Meet the Goldflame

Goldflame spirea (image) in late May is chartreuse. It retains some of its spring red.
Here's how the Goldflame spirea observed for purposes of this review looked in late May. David Beaulieu

Goldflame is one of the most commonly chosen deciduous shrubs for landscaping. It's favored for its golden leaves. The official Latin name of this plant is Spiraea japonica 'Goldflame.' The latter is the cultivar name, and, as the name suggests, this is an indication of the plant's foliage color.

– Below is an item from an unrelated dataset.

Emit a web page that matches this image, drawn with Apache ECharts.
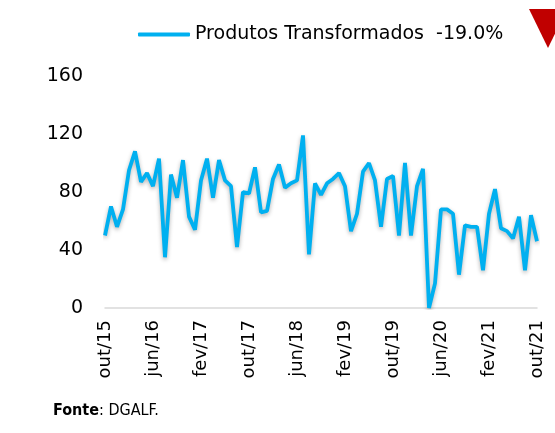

Goldflame spireas, like the other cultivars in this group, are deciduous flowering shrubs.

Characteristics of Goldflame

These compact bushes (3 feet tall with a spread slightly bigger than that) have dark pink flowers. The blossoms occur in flattish clusters. Bloom time is early June in a zone five garden, for example. It will bloom a little earlier in warmer climates and a little later in cooler zones. But their flowers are not the trait most valued. Rather, it is the attractive golden leaves that emerge in the spring that is the real attraction.

Planting Zones, Growing Conditions

As you will readily surmise from the specific epithet of its botanical name, Spiraea japonica is indigenous to the Far East. It is suited to planting in zones four through eight. Grow the plant in full sunlight and well-drained soil. Although the plant is not a heavy feeder, it wouldn't hurt to amend the soil with compost.

Uses in Landscaping and Wildlife Considerations

Does the appearance of this bush in spring qualify it for specimen status? Some people think so, though for this purpose a better choice might be Gold Mound. Both types are suitable for foundation plantings and short hedges. These bushes are relatively good deer-resistant shrubs and fine butterfly plants.

Plant Care Tips

You can easily deadhead this low-maintenance bush by shearing it after it is done flowering. This will promote sporadic reblooming over the course of the summer. Goldflame is one of the shrubs that bloom on new wood, so do your pruning in late winter to early spring.

A Comparison Between 'Goldflame' Spirea and 'Gold Mound':

Goldflame isn't the only golden spirea cultivar. Others include 'Firelight' and 'Gold Mound.' Below are some comparisons between Goldflame and Gold Mound to help you decide which one to grow.

When Goldflame's new leaves emerge, they're red; when Gold Mound's come out, they're gold. Goldflame's earliest leaves, which started out red, turn bronze now, while the newer ones that continue to come along (at the tips of the branches) still come out red. This bush looks quite different from the more golden Gold Mound. In spring the red color of the Goldflame will be more intense.

By late June the Goldflame and Gold Mound will closely resemble each other. Although the colors of the mature leaves look similar, Gold Mound is still the slightly brighter of the two. By September, both shrubs have become greener (less golden) than they were during the spring and summer.

Both bushes will usually reach their peak fall color by mid-November. Gold Mound's hue is mainly yellow with a slight reddish overlay in places. Goldflame's color is mainly a light red. Neither of these shrubs contributes much landscape appeal through its fall foliage.

Overall, if you're seeking a shrub with bright golden foliage, Gold Mound is the favorite. The only selling point that Goldflame has is the red color of its new leaves. But if you crave a two-toned shrub, then you will appreciate the spring foliage of Goldflame.